New research published in the British Medical Journal on May 4, 2016, has concluded that obesity is associated with high mortality rates when observing the data for nearly 30 million people. The trends show that lowest mortality rates are observed in people with the BMI of 23 to 24 among non smokers, 22 to 23 in healthy non smokers, and showed that people with the BMI of 20 to 22 live the longest.
The study is significant as standard policy of World Health Organization (WHO) currently dictates that the healthy BMI should be within the normal range of 18.5 to 24.9. Recommendations also suggest staying within the lower limit of this range, as evidence suggests, increased risk of diabetes, cancer, cardiovascular disease, while there was risk of some other diseases if it went to the upper normal range. This study however shows that after the analysis of data of more than 30 million people, lowest mortality rates exit within the range of 22 to 24 on a BMI scale.
The study was conducted under the leadership of Dagfinn Aune of Department of Epidemiology and Biostatistics, Imperial College, London, UK, and Department of Public Health and General Practice at Norwegian University of Science and Technology, Norway, who has previously been a critic of two Centers of Disease Control and Prevention (CDC) studies, published in 2005 and 2013 in the Journal of American Medical Association.
The results of those studies suggested that there was a 6% lower risk of death in people who were overweight.
Aune, at the time, told NBC News through an email that, “Unfortunately, sometimes bad science is published and gets a lot of media attention — misleading the public.”
Latest data suggests that 30% of world population (2.1 billion) people are either overweight or obese. The data also shows that no country has reduced their obesity rates in more than three decades.
In the new study researchers accumulated data from PubMed and Embase up to September 23, 2015. Studies included in the research were the ones which reported adjusted risk estimates for at least three categories of BMI and the data was analyzed through random effect models and fractional polynomial models.
Nearly 230 studies were included in the research with more than 3.74 million deaths. Particularly for non smokers the data was included form 53 studies with more than 738,144 deaths. 96 were from Europe, 71 from North America, 3 from South or Latin America, 49 from Asia, 10 from New Zealand and Australia, and 1 form Pacific region. This helps the research to be more inclusive and provides representativeness.
The study provides further evidence of association of premature mortality with BMI as a measure of adiposity.
The results observed showed a relative risk of 1.18 with every five unit increment in BMI among non smokers, 1.21 among healthy non smokers, 1.27 among healthy never smokers with exclusion of early follow-up and 1.05 among all participants.
The lowest risk was observed in never smokers with a BMI of 23 to 24, 22 to 23 among healthy never smokers, and 20 to 22 among never smokers with more than 20 years of follow-up. The dose response curve showed a U shape for all participants and a J shape among non smoker categories.

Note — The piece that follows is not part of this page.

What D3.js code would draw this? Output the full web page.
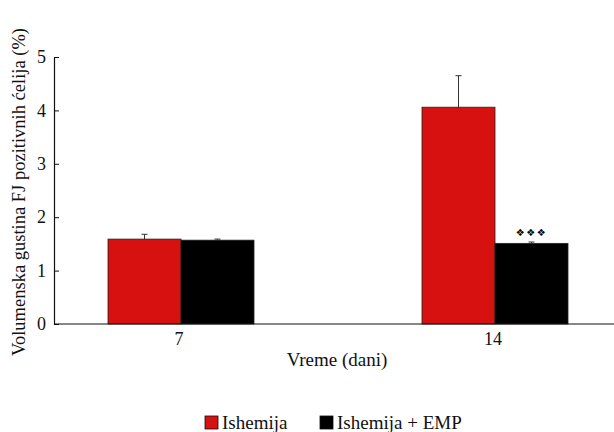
<!DOCTYPE html>
<html>
<head>
<meta charset="utf-8">
<script src="https://cdn.jsdelivr.net/npm/d3@7"></script>
</head>
<body style="margin:0">
<svg width="614" height="432" style="font-family: 'Liberation Serif', Tinos, 'Times New Roman', serif"></svg>
<script>
// Days after ischemia (x categories)
const days = ["7", "14"];
// Series names
const seriesNames = ["Ishemija", "Ishemija + EMP"];
// Mean volume density of FJ-positive cells (%)
const ishemija = [1.59, 4.06];
const ishemijaEmp = [1.57, 1.51];
// Upper error (SEM) values
const ishemijaErr = [0.09, 0.59];
const ishemijaEmpErr = [0.02, 0.025];
// Significance markers
const markers = ["", "❖❖❖"];
// Y axis ticks
const yTicks = [0, 1, 2, 3, 4, 5];

const colors = ["#d71010", "#000000"];

const svg = d3.select("svg");
const axisLeft = 54, axisRight = 614, yBottom = 324, yTop = 57;

const x = d3.scaleBand().domain(days).range([24, 652]).padding(0);
const xs = d3.scaleBand().domain(seriesNames).range([-73, 73]);
const y = d3.scaleLinear().domain([0, 5]).range([yBottom, yTop]);

const rows = days.map((d, i) => ({
  day: d,
  marker: markers[i],
  bars: [
    { s: seriesNames[0], v: ishemija[i], e: ishemijaErr[i], c: colors[0] },
    { s: seriesNames[1], v: ishemijaEmp[i], e: ishemijaEmpErr[i], c: colors[1] }
  ]
}));

// Y axis with inward ticks; labels inherit the serif face from the svg
const yAxis = svg.append("g")
  .attr("transform", `translate(${axisLeft},0)`)
  .call(d3.axisLeft(y).tickValues(yTicks).tickFormat(d3.format("d"))
    .tickSizeInner(-5).tickSizeOuter(0).tickPadding(8));
yAxis.attr("font-family", null).attr("font-size", 18);
yAxis.select(".domain").attr("stroke", "#111").attr("stroke-width", 1.2);
yAxis.selectAll(".tick line").attr("stroke", "#111");
yAxis.selectAll(".tick text").attr("fill", "#111");

// Bars
const groups = svg.append("g").selectAll("g").data(rows).join("g")
  .attr("transform", d => `translate(${x(d.day) + x.bandwidth() / 2},0)`);

groups.selectAll("rect.bar").data(d => d.bars).join("rect")
  .attr("class", "bar")
  .attr("x", b => xs(b.s))
  .attr("width", xs.bandwidth())
  .attr("y", b => y(b.v))
  .attr("height", b => y(0) - y(b.v))
  .attr("fill", b => b.c)
  .attr("stroke", "#222")
  .attr("stroke-width", 0.8);

// Error bars (upper only)
groups.selectAll("g.err").data(d => d.bars).join("g")
  .attr("class", "err")
  .each(function (b) {
    const cx = xs(b.s) + xs.bandwidth() / 2;
    const g = d3.select(this);
    g.append("line").attr("x1", cx).attr("x2", cx).attr("y1", y(b.v)).attr("y2", y(b.v + b.e))
      .attr("stroke", "#333").attr("stroke-width", 1);
    g.append("line").attr("x1", cx - 3).attr("x2", cx + 3).attr("y1", y(b.v + b.e)).attr("y2", y(b.v + b.e))
      .attr("stroke", "#333").attr("stroke-width", 1);
  });

// Significance markers above the EMP bar
groups.append("text")
  .attr("x", xs(seriesNames[1]) + xs.bandwidth() / 2)
  .attr("y", d => y(d.bars[1].v + d.bars[1].e) - 6)
  .attr("text-anchor", "middle")
  .attr("font-size", 10)
  .attr("letter-spacing", 1.5)
  .attr("fill", "#000")
  .style("font-family", "'DejaVu Sans'")
  .text(d => d.marker);

// X axis line and category labels
svg.append("line")
  .attr("x1", axisLeft).attr("x2", axisRight)
  .attr("y1", yBottom).attr("y2", yBottom)
  .attr("stroke", "#111").attr("stroke-width", 1.2);

svg.append("g").selectAll("text").data(days).join("text")
  .attr("x", d => x(d) + x.bandwidth() / 2 - 2)
  .attr("y", yBottom + 21)
  .attr("text-anchor", "middle")
  .attr("font-size", 18)
  .attr("fill", "#111")
  .text(d => d);

// Axis titles
svg.append("text")
  .attr("x", 337).attr("y", 366)
  .attr("text-anchor", "middle")
  .attr("font-size", 19)
  .attr("fill", "#111")
  .text("Vreme (dani)");

svg.append("text")
  .attr("transform", "translate(25,192) rotate(-90)")
  .attr("text-anchor", "middle")
  .attr("font-size", 18.5)
  .attr("fill", "#111")
  .text("Volumenska gustina FJ pozitivnih ćelija (%)");

// Legend
const legend = svg.append("g").attr("transform", "translate(205,416)");
const legendX = [0, 115];
seriesNames.forEach((s, i) => {
  const g = legend.append("g").attr("transform", `translate(${legendX[i]},0)`);
  g.append("rect").attr("x", 0).attr("y", 0).attr("width", 13).attr("height", 13)
    .attr("fill", colors[i]).attr("stroke", "#111").attr("stroke-width", 0.8);
  g.append("text").attr("x", 17).attr("y", 13)
    .attr("font-size", 19).attr("fill", "#111")
    .text(s);
});
</script>
</body>
</html>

In analysis the dose response curves also exhibited results consistent with those of the National Cancer Institute (NCI) Cohort Consortium and also partially consistent with the results of analysis of Prospective Studies Collaboration, which shows that the increase in risk of mortality was more pronounced in current smokers than non smokers for people with a BMI of more than 20.
Even when the researchers adjusted their data for age, education, dietary pattern, location, alcohol, height, physical activity, intake of fat, vegetables and fruit, the results were the same.
The team took special care to minimize the confounding effects of smoking and pre-diagnostic weight loss associated with some form of disease. Smoking is itself an important risk factor for premature mortality and is often associated with low body weight, which leads to a low BMI.
BMI, Body Mass Index or Quetelet Index, is usually used to roughly estimate the adiposity of a person’s body and can be calculated by dividing weight in kilograms by the square of the person’s height in meters.
National Institute of Health (NHS), UK, also provides an online BMI calculator on its website.
Body Mass Index is often limited due to issues of scaling. It can also often ignore variation in physical characteristics and cannot differentiate between fat mass and muscle mass. BMI is often not clear on limits of its categories and can also show variations in relation to health. However, some experts believe that despite being inaccurate and needing a revision, BMI is convenient when making day to day estimates.
Alternatives to BMI index for measuring appropriate weights at different heights can be BMI Prime, Surface-based Body Shape Index, and Modified Body Mass Index.